A pressão da demanda não atinge apenas as escolas de ensino fundamental ou médio, mas também as instituições especializadas. Ana Regina de Araújo, gerente de Pesquisa e Desenvolvimento da Rede de Franquias Number One diz que as multinacionais, redes de hotelaria, empresas de diversos setores passaram a recrutar os professores de inglês. “Encontrar profissional qualificado está muito difícil.” Ela diz que com a crise europeia foi ampliada a oferta de nativos, o que tem feito o percentual de professores estrangeiros crescer. “Mesmo assim eles precisam passar por treinamentos.”
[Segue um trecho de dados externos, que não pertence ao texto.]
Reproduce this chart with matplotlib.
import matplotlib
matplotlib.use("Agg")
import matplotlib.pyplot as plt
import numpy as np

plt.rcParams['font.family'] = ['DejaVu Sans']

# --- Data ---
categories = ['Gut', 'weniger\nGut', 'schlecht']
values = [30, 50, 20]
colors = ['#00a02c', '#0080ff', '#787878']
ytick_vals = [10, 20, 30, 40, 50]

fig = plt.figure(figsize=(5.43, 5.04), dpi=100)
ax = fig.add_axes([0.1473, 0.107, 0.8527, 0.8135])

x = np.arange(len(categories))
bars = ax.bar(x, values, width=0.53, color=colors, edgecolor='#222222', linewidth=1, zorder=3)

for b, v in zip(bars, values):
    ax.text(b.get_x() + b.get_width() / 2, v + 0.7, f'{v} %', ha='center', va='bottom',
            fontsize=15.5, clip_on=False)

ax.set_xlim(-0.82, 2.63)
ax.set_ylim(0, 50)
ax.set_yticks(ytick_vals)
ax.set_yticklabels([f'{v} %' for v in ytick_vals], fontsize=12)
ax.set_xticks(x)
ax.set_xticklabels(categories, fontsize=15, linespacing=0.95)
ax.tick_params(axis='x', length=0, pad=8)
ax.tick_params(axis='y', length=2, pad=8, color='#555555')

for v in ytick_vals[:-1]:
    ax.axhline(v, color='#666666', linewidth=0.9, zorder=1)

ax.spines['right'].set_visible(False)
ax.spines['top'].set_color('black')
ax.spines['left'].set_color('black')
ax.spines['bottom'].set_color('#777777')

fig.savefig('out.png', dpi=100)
Kim Moore nasceu na Nova Zelândia e mudou-se para o Brasil no ano passado. Antropóloga e estilista, e professora de inglês no Brasil, ela não encontrou dificuldades para dar aulas. “O mercado está bom, há muita oferta para professor, o que é uma oportunidade para estrangeiros”, avalia.
Valorização dos técnicos
Profissionais valorizados de nível técnico entraram no rol dos trabalhadores mais disputados pelas empresas e que em virtude do descompasso entre oferta e procura futuramente poderão ter de conviver com colegas estrangeiros. “A importação vai chegar a esses cargos. É uma questão de mercado, em que existe uma lacuna, como consequência das discrepâncias de um país em desenvolvimento, como o nosso”, afirma Edmar Alcântara, gerente de Educação Profissional do Serviço Nacional de Aprendizagem Industrial de Minas Gerais (Senai-MG).
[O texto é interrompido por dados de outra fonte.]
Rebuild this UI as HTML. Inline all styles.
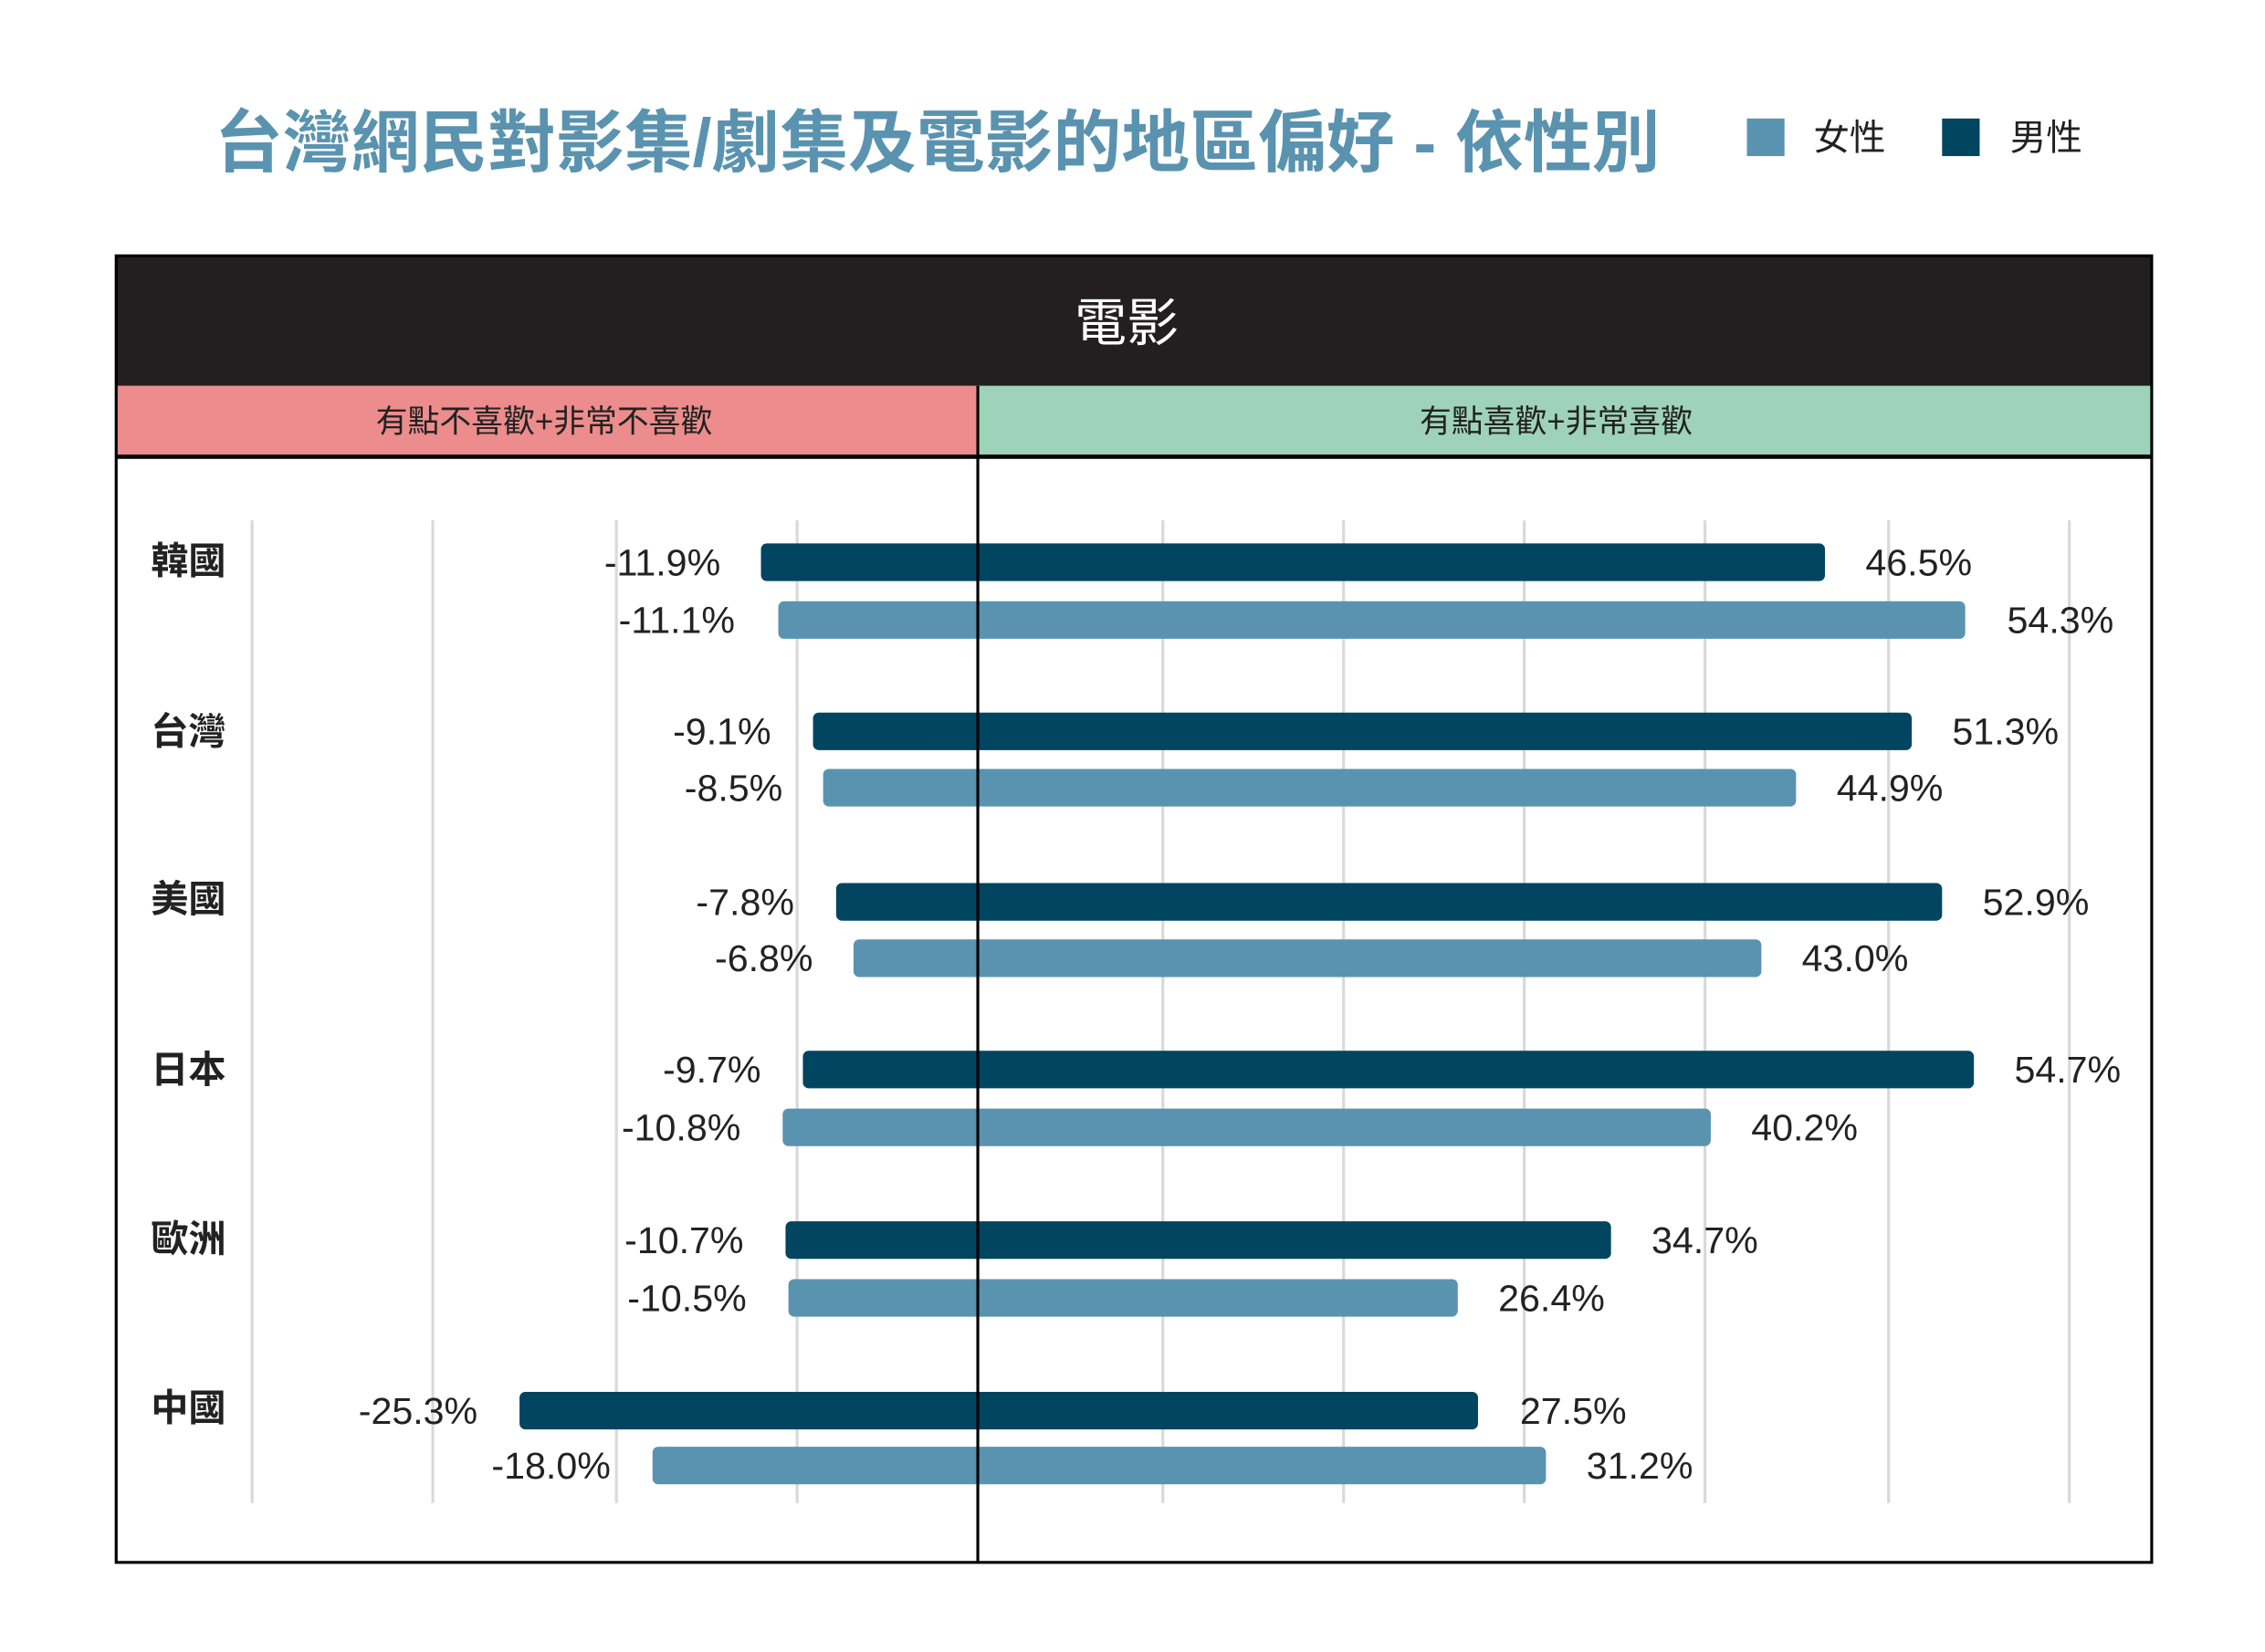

A indústria mineira cumpriu no ano passado o maior programa de treinamento de nível técnico da sua história, mas ainda assim, a escassez em determinas áreas preocupa. Até dezembro, o Senai-MG espera ultrapassar um contingente de 180 mil alunos matriculados, o que será novo recorde. São 70 cursos técnicos e mais de 300 tipos de qualificação nas 92 escolas espalhadas pelo estado, com capacidade total ocupada. Edmar Alcântara diz que a instituição identificou déficit de três unidades na capital mineira. O polo industrial de Betim necessita de uma segunda unidade de ensino profissionalizante e outras três cidades mineiras terão escolas no ano que vem: Sete Lagoas e Itabirito, na Região Central, e Uberlândia, no Triângulo.
História que se repete?
Nos anos 1930, os primeiros imigrantes vindos da Itália à procura de trabalho desembarcaram nas regiões agrícolas do interior de São Paulo. A rigor, eles não eram mais qualificados que os brasileiros; a diferença é que não tinham os vícios de uma sociedade que sofreu as consequências do regime de escravidão. Nas cinco décadas seguintes, o Brasil formou mão de obra nas escolas técnicas e universidades, quando, então, enfrentou a crise do setor público, que parou de investir em qualificação profissional e passou, inclusive, a demitir. Agora, o país vive um novo fluxo migratório, caracterizado por profissionais com mais qualificação.